• [What you need to do]: Exactly retype the lines from the top of the data through the line containing "import * as", leaving out every picture.

• [Provided records]:
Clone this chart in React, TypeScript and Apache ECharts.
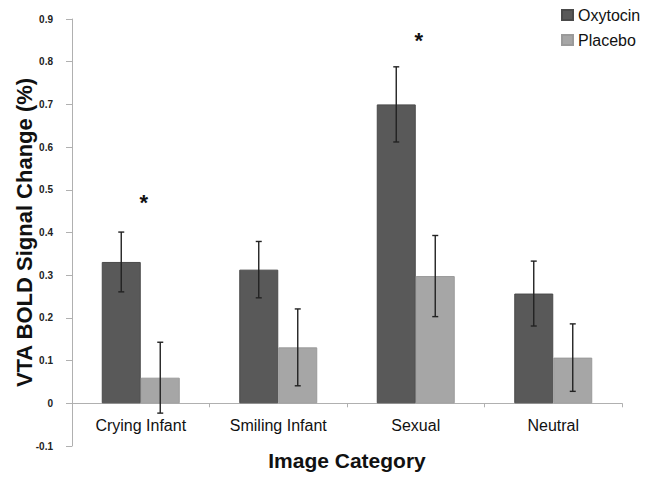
import React, { useEffect, useRef } from "react";
import * as echarts from "echarts";

const categories = ["Crying Infant", "Smiling Infant", "Sexual", "Neutral"];
const oxytocin = [0.331, 0.313, 0.7, 0.257];
const oxytocinErr = [0.07, 0.066, 0.088, 0.076];
const placebo = [0.06, 0.131, 0.298, 0.107];
const placeboErr = [0.083, 0.09, 0.095, 0.079];
const stars = [
  { cat: 0, y: 0.47 },
  { cat: 2, y: 0.85 },
];

const BAR_W = 39;
const FONT = "Arial, 'Liberation Sans', sans-serif";

export default function App() {
  const ref = useRef<HTMLDivElement>(null);
  useEffect(() => {
    document.body.style.margin = "0";
    const chart = echarts.init(ref.current!, null, { renderer: "svg" });
    const errSeries = (vals: number[], errs: number[], offset: number) => ({
      type: "custom",
      silent: true,
      z: 10,
      data: vals.map((v, i) => [i, v - errs[i], v + errs[i]]),
      renderItem: (params: any, api: any) => {
        const i = api.value(0);
        const lo = api.coord([i, api.value(1)]);
        const hi = api.coord([i, api.value(2)]);
        const x = lo[0] + offset;
        const cap = 3;
        const style = { stroke: "#222", lineWidth: 1.4 };
        return {
          type: "group",
          children: [
            { type: "line", shape: { x1: x, y1: lo[1], x2: x, y2: hi[1] }, style },
            { type: "line", shape: { x1: x - cap, y1: lo[1], x2: x + cap, y2: lo[1] }, style },
            { type: "line", shape: { x1: x - cap, y1: hi[1], x2: x + cap, y2: hi[1] }, style },
          ],
        };
      },
    });
    chart.setOption({
      animation: false,
      backgroundColor: "#fff",
      grid: { left: 72, right: 34, top: 19, bottom: 33, containLabel: false, outerBoundsMode: "none" },
      legend: {
        orient: "vertical",
        left: 556,
        top: 2,
        itemWidth: 11,
        itemHeight: 10,
        itemGap: 9,
        icon: "rect",
        textStyle: { fontFamily: FONT, fontSize: 16, color: "#111" },
        data: ["Oxytocin", "Placebo"],
      },
      xAxis: {
        type: "category",
        data: categories,
        name: "Image Category",
        nameLocation: "middle",
        nameGap: 4,
        nameMoveOverlap: false,
        nameTextStyle: { fontFamily: FONT, fontSize: 21, fontWeight: "bold", color: "#111" },
        axisLine: { onZero: true, lineStyle: { color: "#b0b0b0", width: 1 } },
        axisTick: { show: true, length: 4, lineStyle: { color: "#b0b0b0" } },
        axisLabel: { fontFamily: FONT, fontSize: 16, color: "#111", margin: -29 },
      },
      yAxis: {
        type: "value",
        min: -0.1,
        max: 0.9,
        interval: 0.1,
        name: "VTA BOLD Signal Change (%)",
        nameLocation: "middle",
        nameGap: 37,
        nameMoveOverlap: false,
        nameTextStyle: { fontFamily: FONT, fontSize: 22, fontWeight: "bold", color: "#111" },
        axisLine: { show: true, lineStyle: { color: "#b0b0b0", width: 1 } },
        axisTick: { show: true, length: 6, lineStyle: { color: "#b0b0b0" } },
        splitLine: { show: false },
        axisLabel: {
          fontFamily: FONT,
          fontSize: 10,
          fontWeight: "bold",
          color: "#222",
          margin: 19,
          formatter: (v: number) => (Math.abs(v) < 1e-9 ? "0" : v.toFixed(1)),
        },
      },
      series: [
        {
          name: "Oxytocin",
          type: "bar",
          data: oxytocin,
          barWidth: BAR_W,
          barGap: "0%",
          itemStyle: { color: "#595959", borderColor: "#4a4a4a", borderWidth: 1 },
        },
        {
          name: "Placebo",
          type: "bar",
          data: placebo,
          barWidth: BAR_W,
          barGap: "0%",
          itemStyle: { color: "#a6a6a6", borderColor: "#9a9a9a", borderWidth: 1 },
        },
        errSeries(oxytocin, oxytocinErr, -BAR_W / 2),
        errSeries(placebo, placeboErr, BAR_W / 2),
        {
          type: "custom",
          silent: true,
          data: stars.map((s) => [s.cat, s.y]),
          renderItem: (params: any, api: any) => {
            const p = api.coord([api.value(0), api.value(1)]);
            return {
              type: "text",
              x: p[0] + 3,
              y: p[1],
              style: {
                text: "*",
                fontFamily: FONT,
                fontSize: 22,
                fontWeight: "bold",
                fill: "#111",
                align: "center",
                verticalAlign: "middle",
              },
            };
          },
        },
      ],
    });
    return () => chart.dispose();
  }, []);
  return <div ref={ref} style={{ width: 656, height: 479 }} />;
}
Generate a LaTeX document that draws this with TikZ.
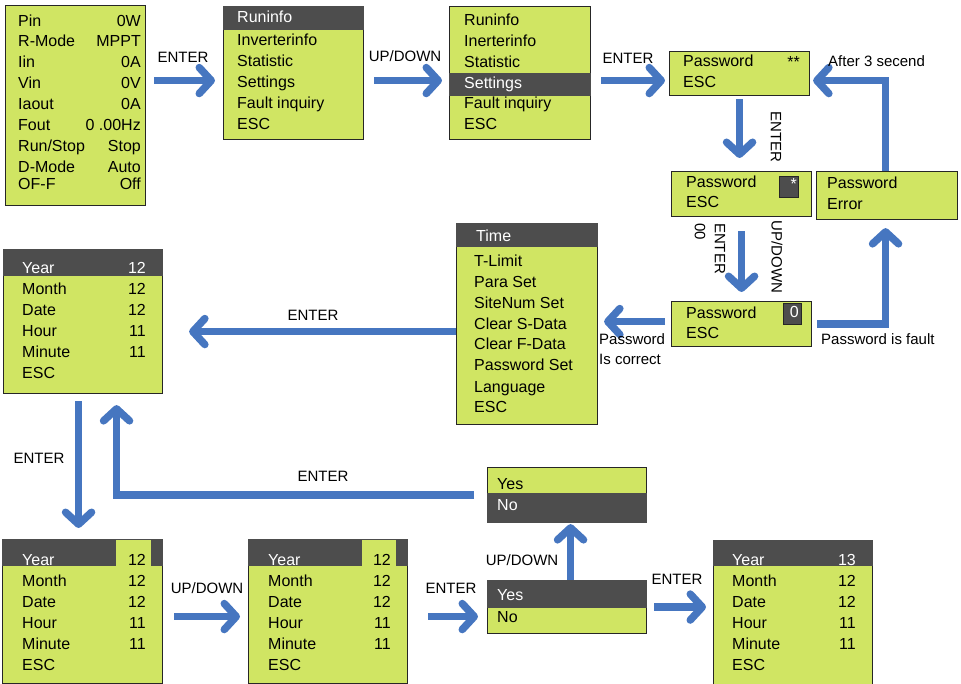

• [Problem solution]:
Clone this chart in React, TypeScript and Apache ECharts.
import React, { useEffect, useRef } from "react";
import * as echarts from "echarts";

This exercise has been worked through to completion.